Data to process:
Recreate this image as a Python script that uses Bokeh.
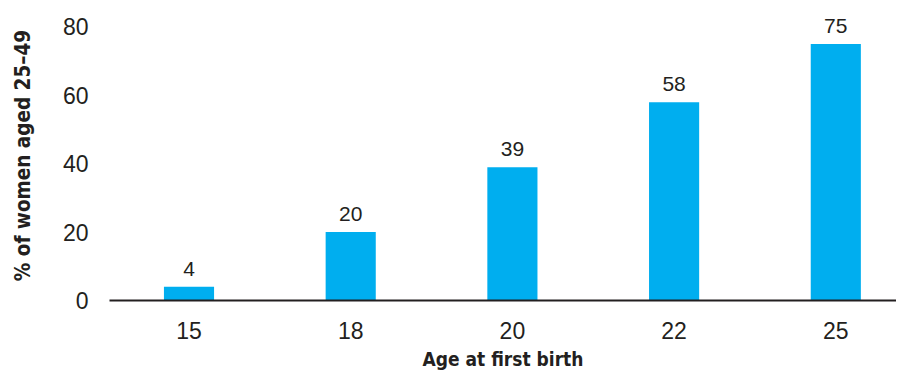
from bokeh.plotting import figure
from bokeh.models import ColumnDataSource, LabelSet, Range1d, FixedTicker
from bokeh.core.properties import value
from bokeh.embed import file_html
from bokeh.resources import INLINE

ages = ["15", "18", "20", "22", "25"]
values = [4, 20, 39, 58, 75]
y_ticks = [0, 20, 40, 60, 80]

x_pos = list(range(len(ages)))
src = ColumnDataSource(dict(x=x_pos, top=values, label=[str(v) for v in values]))

TEXT = "#231F20"
BAR = "#00AEEF"
REG = "Liberation Sans"
COND = "DejaVu Sans Condensed"

p = figure(width=896, height=372, output_backend="svg", toolbar_location=None,
           x_range=Range1d(-0.4917, 4.3754), y_range=Range1d(0, 84.8),
           min_border_left=109, min_border_right=0, min_border_top=10, min_border_bottom=72)
p.outline_line_color = None
p.grid.grid_line_color = None
p.background_fill_color = "white"
p.border_fill_color = "white"

p.vbar(x="x", top="top", width=0.31, bottom=0, source=src, color=BAR, line_color=None)

labels = LabelSet(x="x", y="top", text="label", source=src, text_align="center",
                  text_baseline="alphabetic", y_offset=11, text_font_size="21px",
                  text_font=value(REG), text_color=TEXT)
p.add_layout(labels)

xa = p.xaxis[0]
xa.ticker = FixedTicker(ticks=x_pos)
xa.major_label_overrides = {i: a for i, a in zip(x_pos, ages)}
xa.major_tick_line_color = None
xa.minor_tick_line_color = None
xa.axis_line_color = TEXT
xa.axis_line_width = 2
xa.major_label_text_font = REG
xa.major_label_text_font_size = "23px"
xa.major_label_text_color = TEXT
xa.major_label_standoff = 15
xa.axis_label = "Age at first birth"
xa.axis_label_text_font = COND
xa.axis_label_text_font_style = "bold"
xa.axis_label_text_font_size = "19px"
xa.axis_label_text_color = TEXT
xa.axis_label_standoff = 6

ya = p.yaxis[0]
ya.ticker = FixedTicker(ticks=y_ticks)
ya.axis_line_color = None
ya.major_tick_line_color = None
ya.minor_tick_line_color = None
ya.major_label_text_font = REG
ya.major_label_text_font_size = "23px"
ya.major_label_text_color = TEXT
ya.major_label_standoff = 15
ya.axis_label = "% of women aged 25–49"
ya.axis_label_text_font = COND
ya.axis_label_text_font_style = "bold"
ya.axis_label_text_font_size = "20.5px"
ya.axis_label_text_color = TEXT
ya.axis_label_standoff = 25

open("out.html", "w").write(file_html(p, INLINE))
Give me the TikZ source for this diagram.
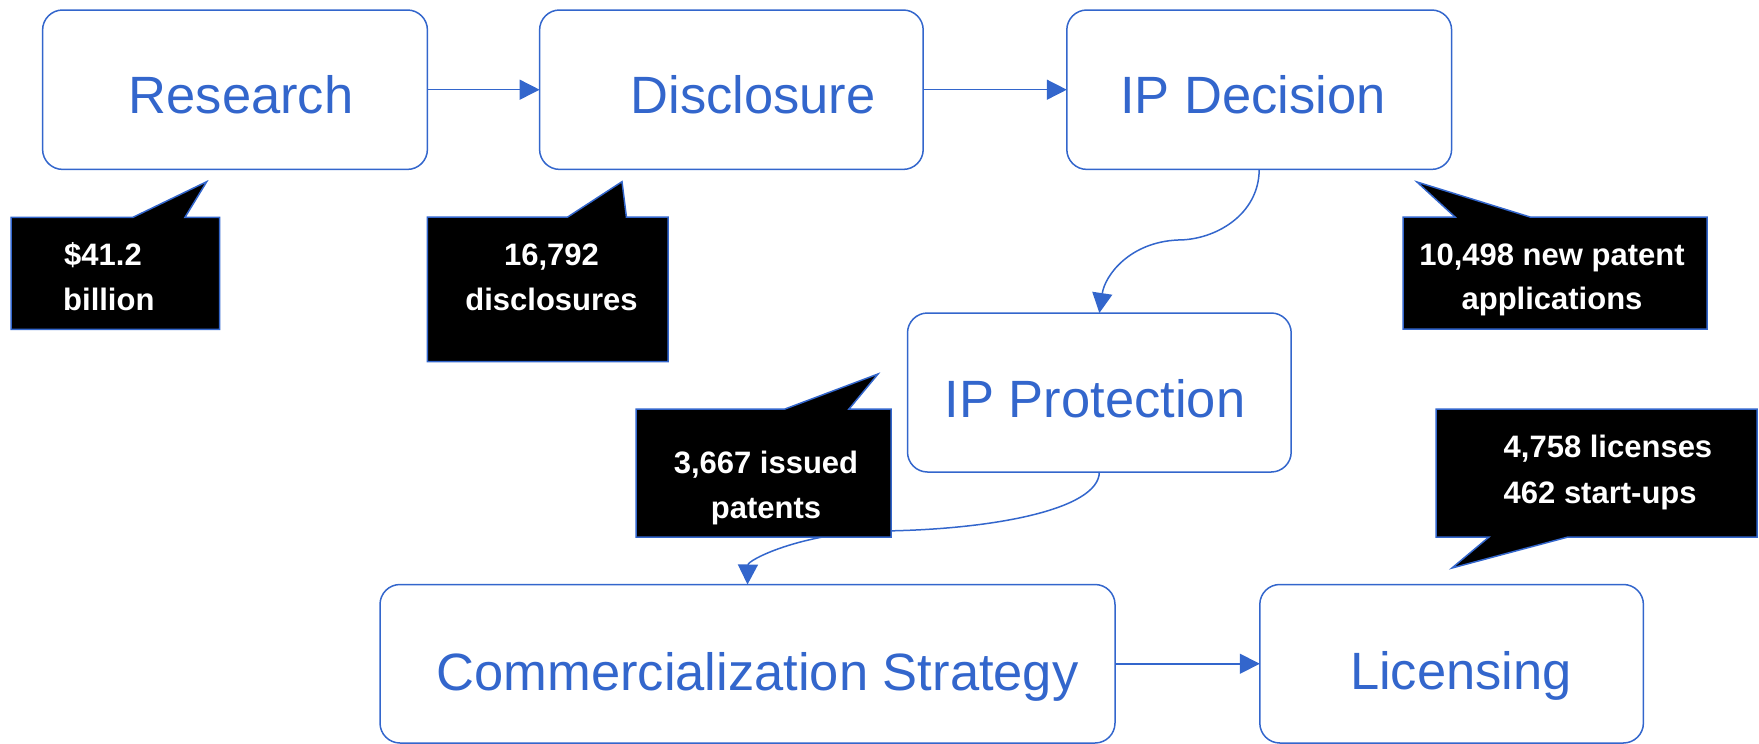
\documentclass[tikz,border=0pt]{standalone}
\usepackage{fontspec}
\setmainfont{Liberation Sans}
\usetikzlibrary{arrows.meta}
\definecolor{bl}{RGB}{51,102,204}
\begin{document}
\begin{tikzpicture}[x=1pt,y=-1pt,
 box/.style={draw=bl, line width=1.5pt, rounded corners=20pt, inner sep=0pt, outer sep=0pt},
 lbl/.style={text=bl, font=\fontsize{52.5}{60}\selectfont, anchor=base, inner sep=0pt},
 ctext/.style={text=white, font=\bfseries\fontsize{31}{40}\selectfont, inner sep=0pt, anchor=base},
 callout/.style={fill=black, draw=bl, line width=1.5pt, line join=miter},
 conn/.style={draw=bl, line width=1.5pt, -{Triangle[length=20pt,width=20pt]}}]
\useasboundingbox (0,0) rectangle (1759,744);
% boxes
\node[box, minimum width=384.8pt, minimum height=159.4pt] (research) at (235,89.7) {};
\node[box, minimum width=383.6pt, minimum height=159.4pt] (disclosure) at (731.4,89.7) {};
\node[box, minimum width=384.8pt, minimum height=159.4pt] (ipdec) at (1259.2,89.7) {};
\node[box, minimum width=383.7pt, minimum height=159pt] (ipprot) at (1099.35,392.5) {};
\node[box, minimum width=735pt, minimum height=158.5pt] (comm) at (747.5,663.75) {};
\node[box, minimum width=383.6pt, minimum height=158.5pt] (lic) at (1451.6,663.75) {};
% labels
\node[lbl] (tresearch) at (241,113) {Research};
\node[lbl] (tdisclosure) at (753,113) {Disclosure};
\node[lbl] (tipdec) at (1253,113) {IP Decision};
\node[lbl] (tipprot) at (1095,417) {IP Protection};
\node[lbl] (tcomm) at (757.6,690) {Commercialization Strategy};
\node[lbl] (tlic) at (1461,689) {Licensing};
% connectors
\draw[conn] (research.east) -- (disclosure.west);
\draw[conn] (disclosure.east) -- (ipdec.west);
\draw[conn] (ipdec.south) .. controls (1259,215) and (1215,240) .. (1178,240)
  .. controls (1130,242) and (1105,275) .. (ipprot.north);
\draw[conn] (ipprot.south) .. controls (1099,510) and (990,530) .. (880,531)
  .. controls (800,533) and (748,560) .. (comm.north);
\draw[conn] (comm.east) -- (lic.west);
% callouts
\draw[callout] (11,217.3) -- (133,217.3) -- (206.7,181.7) -- (185,217.3) -- (219.7,217.3) -- (219.7,329.3) -- (11,329.3) -- cycle;
\node[ctext, anchor=base west] (c1a) at (64,265) {\$41.2};
\node[ctext, anchor=base west] (c1b) at (63,310) {billion};
\draw[callout] (427.4,217) -- (567.7,217) -- (622,181.7) -- (626.4,217) -- (668,217) -- (668,361.7) -- (427.4,361.7) -- cycle;
\node[ctext] (c2a) at (551.5,265) {16,792};
\node[ctext] (c2b) at (551.5,310) {disclosures};
\draw[callout] (1403,217) -- (1455,217) -- (1417,182) -- (1530,217) -- (1707,217) -- (1707,329) -- (1403,329) -- cycle;
\node[ctext] (c3a) at (1552,265) {10,498 new patent};
\node[ctext] (c3b) at (1552,309) {applications};
\draw[callout] (1436,409) -- (1757,409) -- (1757,537) -- (1568,537) -- (1452,568) -- (1489,537) -- (1436,537) -- cycle;
\node[ctext, anchor=base west] (c4a) at (1503.5,457) {4,758 licenses};
\node[ctext, anchor=base west] (c4b) at (1503.5,503) {462 start-ups};
\draw[callout] (636,409) -- (785,409) -- (878,374) -- (849,409) -- (891,409) -- (891,537) -- (636,537) -- cycle;
\node[ctext] (c5a) at (766,473) {3,667 issued};
\node[ctext] (c5b) at (766,518) {patents};
\end{tikzpicture}
\end{document}
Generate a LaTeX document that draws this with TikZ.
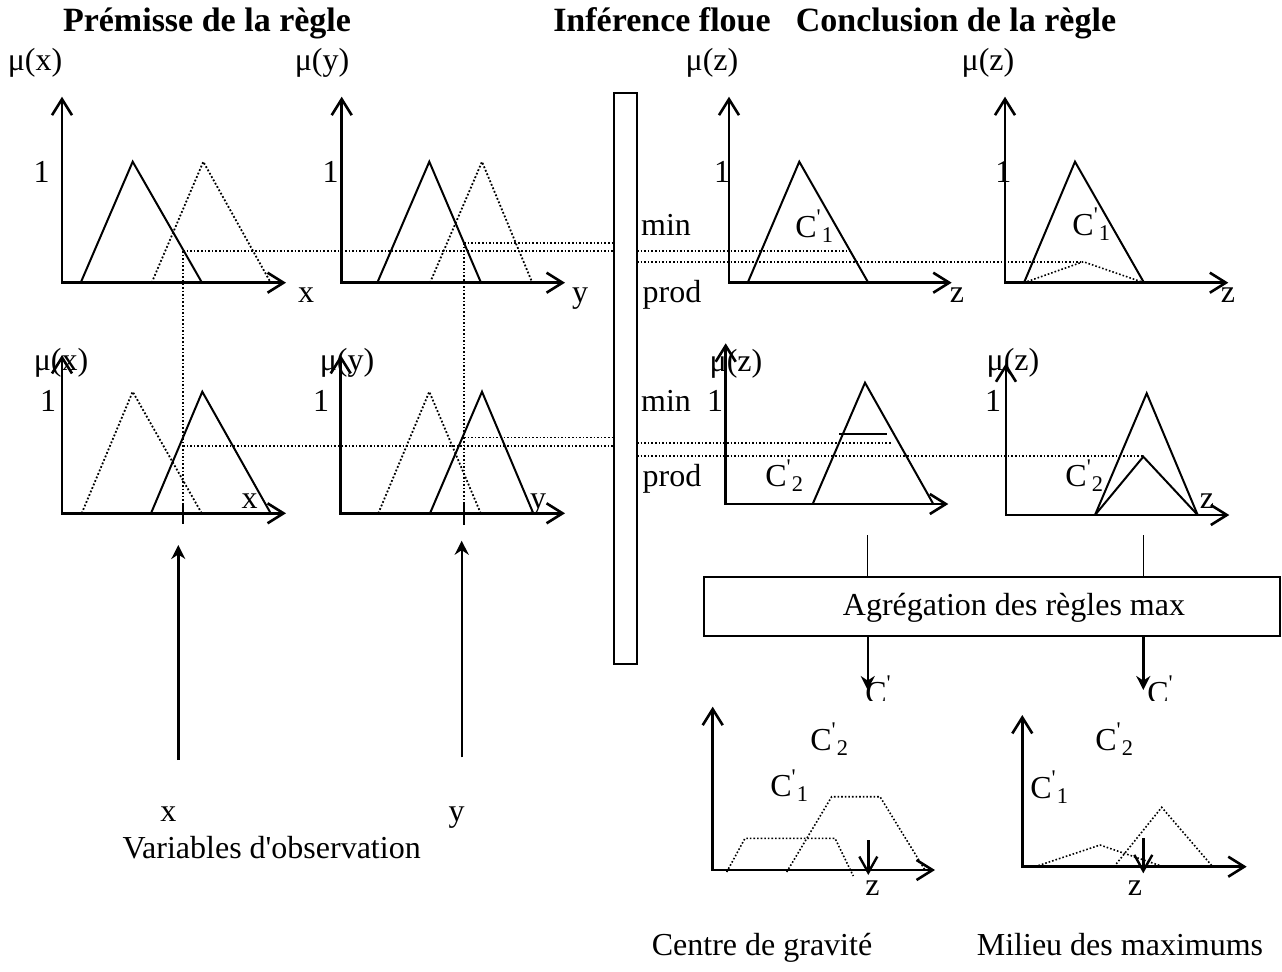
\documentclass[tikz,border=0pt]{standalone}
\usepackage{fontspec}
\setmainfont{Liberation Serif}[Ligatures=TeXOff]
\usepackage{tikz}
\usetikzlibrary{arrows.meta}

\newcommand{\cpr}[1]{C\textsuperscript{'}\textsubscript{#1}}

\begin{document}
\begin{tikzpicture}[x=0.5pt, y=-0.5pt, >={Stealth[length=7pt,width=7pt]},
  axes/.style={line width=1.3pt, {Straight Barb[length=8pt,width=10pt]}-{Straight Barb[length=8pt,width=10pt]}},
  mf/.style={line width=1pt},
  mfdot/.style={line width=0.9pt, densely dotted},
  lvl/.style={line width=0.8pt, densely dotted},
  txt/.style={anchor=base, inner sep=0pt, font=\fontsize{16}{19}\selectfont},
  ttl/.style={txt, font=\fontsize{17}{20}\selectfont\bfseries},
  cl/.style={txt, anchor=base west},
  box/.style={draw, line width=1pt, inner sep=0pt}]
  \useasboundingbox (0,0) rectangle (1282,971);

  \node[ttl] (tpre) at (207,31) {Prémisse de la règle};
  \node[ttl] (tinf) at (662,31) {Inférence floue};
  \node[ttl] (tcon) at (956,31) {Conclusion de la règle};

  % regle 1
  \draw[axes] (62,96.7) |- (286,282.7);
  \draw[mf] (80.7,282.7) -- (132.7,161.7) -- (202,282.7);
  \draw[mfdot] (151.7,282.7) -- (203.3,161.7) -- (270.7,282.7);
  \draw[axes] (341.7,96.7) |- (565,282.7);
  \draw[mf] (377.3,282.7) -- (429.3,161.7) -- (481,282.7);
  \draw[mfdot] (430,282.7) -- (482,161.7) -- (532.3,282.7);
  \draw[axes] (729,96.7) |- (951.7,282.7);
  \draw[mf] (747.7,282.7) -- (799.3,161.7) -- (868.3,282.7);
  \draw[axes] (1005,96.7) |- (1228.3,282.7);
  \draw[mf] (1024,282.7) -- (1075,161.7) -- (1144,282.7);
  \draw[lvl] (1024,282.7) -- (1083.3,261.7) -- (1144,282.7);
  \draw[lvl] (183,251) -- (614,251); \draw[lvl] (464,243) -- (614,243);
  \draw[lvl] (637,251) -- (850,251); \draw[lvl] (637,261.7) -- (1083.3,261.7);

  \node[txt] (mx1) at (35,70) {μ(x)};
  \node[txt] (my1) at (322,70) {μ(y)};
  \node[txt] (mz1) at (712,70) {μ(z)};
  \node[txt] (mz2) at (988,70) {μ(z)};
  \node[txt] (ux1) at (41.7,182) {1};
  \node[txt] (uy1) at (330.7,182) {1};
  \node[txt] (uz1) at (722,182) {1};
  \node[txt] (uz2) at (1003.3,182) {1};
  \node[txt] (ax1) at (306,302) {x};
  \node[txt] (ay1) at (580,302) {y};
  \node[txt] (az1) at (957,302) {z};
  \node[txt] (az2) at (1228,302) {z};
  \node[txt] (min1) at (666,235.7) {min};
  \node[txt] (prod1) at (672,302) {prod};
  \node[cl] (c11) at (795,237) {\cpr{1}};
  \node[cl] (c12) at (1072,235) {\cpr{1}};

  % regle 2
  \draw[axes] (62,355) |- (286,513.3);
  \draw[mfdot] (81.7,513.3) -- (132.7,391.7) -- (201.7,513.3);
  \draw[mf] (151,513.3) -- (202.3,391.7) -- (270.7,513.3);
  \draw[axes] (340.7,355) |- (565,513.3);
  \draw[mfdot] (378.3,513.3) -- (429.3,391.7) -- (480.7,513.3);
  \draw[mf] (430,513.3) -- (482,391.7) -- (533.3,513.3);
  \draw[axes] (725.7,343.3) |- (948.3,504);
  \draw[mf] (812.7,504) -- (865,382.7) -- (933.3,504);
  \draw[mf] (839.3,434) -- (886.7,434);
  \draw[axes] (1006,363.3) |- (1229.3,515);
  \draw[mf] (1095,515) -- (1146.7,393.3) -- (1197.7,515);
  \draw[mf] (1095,515) -- (1143.3,456.7) -- (1197.7,515);
  \draw[lvl] (183,446) -- (614,446); \draw[lvl] (464,437.3) -- (614,437.3);
  \draw[lvl] (637,442.7) -- (891.7,442.7); \draw[lvl] (637,456) -- (1143.3,456);
  \draw[lvl] (183,251) -- (183,503); \draw[lvl] (464,243) -- (464,503);
  \draw[mf] (183,503) -- (183,524); \draw[mf] (464,503) -- (464,525);

  \node[txt] (mx2) at (61,370) {μ(x)};
  \node[txt] (my2) at (347,370) {μ(y)};
  \node[txt] (mz3) at (736,371) {μ(z)};
  \node[txt] (mz4) at (1013,370) {μ(z)};
  \node[txt] (ux2) at (48,411.7) {1};
  \node[txt] (uy2) at (321,411.7) {1};
  \node[txt] (uz3) at (715,411.7) {1};
  \node[txt] (uz4) at (993,411.7) {1};
  \node[txt] (ax2) at (249.5,508) {x};
  \node[txt] (ay2) at (538,508) {y};
  \node[txt] (az4) at (1207,508) {z};
  \node[txt] (min2) at (666,411.7) {min};
  \node[txt] (prod2) at (672,486.7) {prod};
  \node[cl] (c21) at (765,486.7) {\cpr{2}};
  \node[cl] (c22) at (1065,486.7) {\cpr{2}};

  \node[box, minimum width=11.5pt, minimum height=285.4pt] (inf) at (625.5,378.6) {};

  % observations
  \node[txt] (obsx) at (168.3,821.7) {x};
  \node[txt] (obsy) at (456.7,821) {y};
  \node[txt] (obs) at (271.7,858) {Variables d'observation};
  \coordinate (xfoot) at (178.3,760); \coordinate (xhead) at (178.3,545);
  \coordinate (yfoot) at (461.7,757.3); \coordinate (yhead) at (461.7,540.7);
  \draw[->, line width=1.2pt] (xfoot) -- (xhead);
  \draw[->, line width=1.2pt] (yfoot) -- (yhead);

  % agregation
  \node[box, minimum width=288pt, minimum height=29.5pt] (agg) at (992,606.2) {};
  \node[txt] (agglbl) at (1014,615.7) {Agrégation des règles max};
  \coordinate (g1) at (867.7,535); \coordinate (g2) at (1143.3,535);
  \draw[line width=0.7pt] (g1) -- (g1 |- agg.north); \draw[line width=0.7pt] (g2) -- (g2 |- agg.north);
  \begin{scope}
    \clip (850,660) rectangle (1200,700);
    \node[cl] (cg) at (865,703) {C\textsuperscript{'}};
    \node[cl] (cm) at (1147,703) {C\textsuperscript{'}};
  \end{scope}
  \draw[->, line width=1.2pt] (g1 |- agg.south) -- (867.7,690);
  \draw[->, line width=1.2pt] (g2 |- agg.south) -- (1143.3,690);

  % defuzzification
  \draw[axes] (712.7,706.7) |- (935,870);
  \draw[lvl] (726.7,872) -- (745,838.3) -- (835,838.3) -- (853.3,876);
  \draw[lvl] (786.7,872) -- (831.7,796.7) -- (880,796.7) -- (925,870);
  \draw[line width=1.2pt, -{Straight Barb[length=8pt,width=9pt]}] (868.3,840) -- (868.3,875);
  \node[cl] (f12) at (810,750) {\cpr{2}};
  \node[cl] (f11) at (770,796.7) {\cpr{1}};
  \node[txt] (fz1) at (872.5,895) {z};
  \draw[axes] (1022.3,715) |- (1246.7,866.7);
  \draw[lvl] (1035,866.7) -- (1100,845) -- (1163.3,866.7);
  \draw[lvl] (1114,866.7) -- (1161.7,807.3) -- (1212.7,866.7);
  \draw[line width=1.2pt, -{Straight Barb[length=8pt,width=9pt]}] (1143.3,838.3) -- (1143.3,873.3);
  \node[cl] (f22) at (1095,750) {\cpr{2}};
  \node[cl] (f21) at (1030,798) {\cpr{1}};
  \node[txt] (fz2) at (1135,895) {z};

  \node[txt] (cog) at (762,955) {Centre de gravité};
  \node[txt] (mom) at (1120,955) {Milieu des maximums};
\end{tikzpicture}
\end{document}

What is needed: Using the listing, copy every line where the word "this" shows up.

Answer in full:
Recreate this image as a Python script that uses Bokeh.
Give me the TikZ source for this diagram.
Generate a LaTeX document that draws this with TikZ.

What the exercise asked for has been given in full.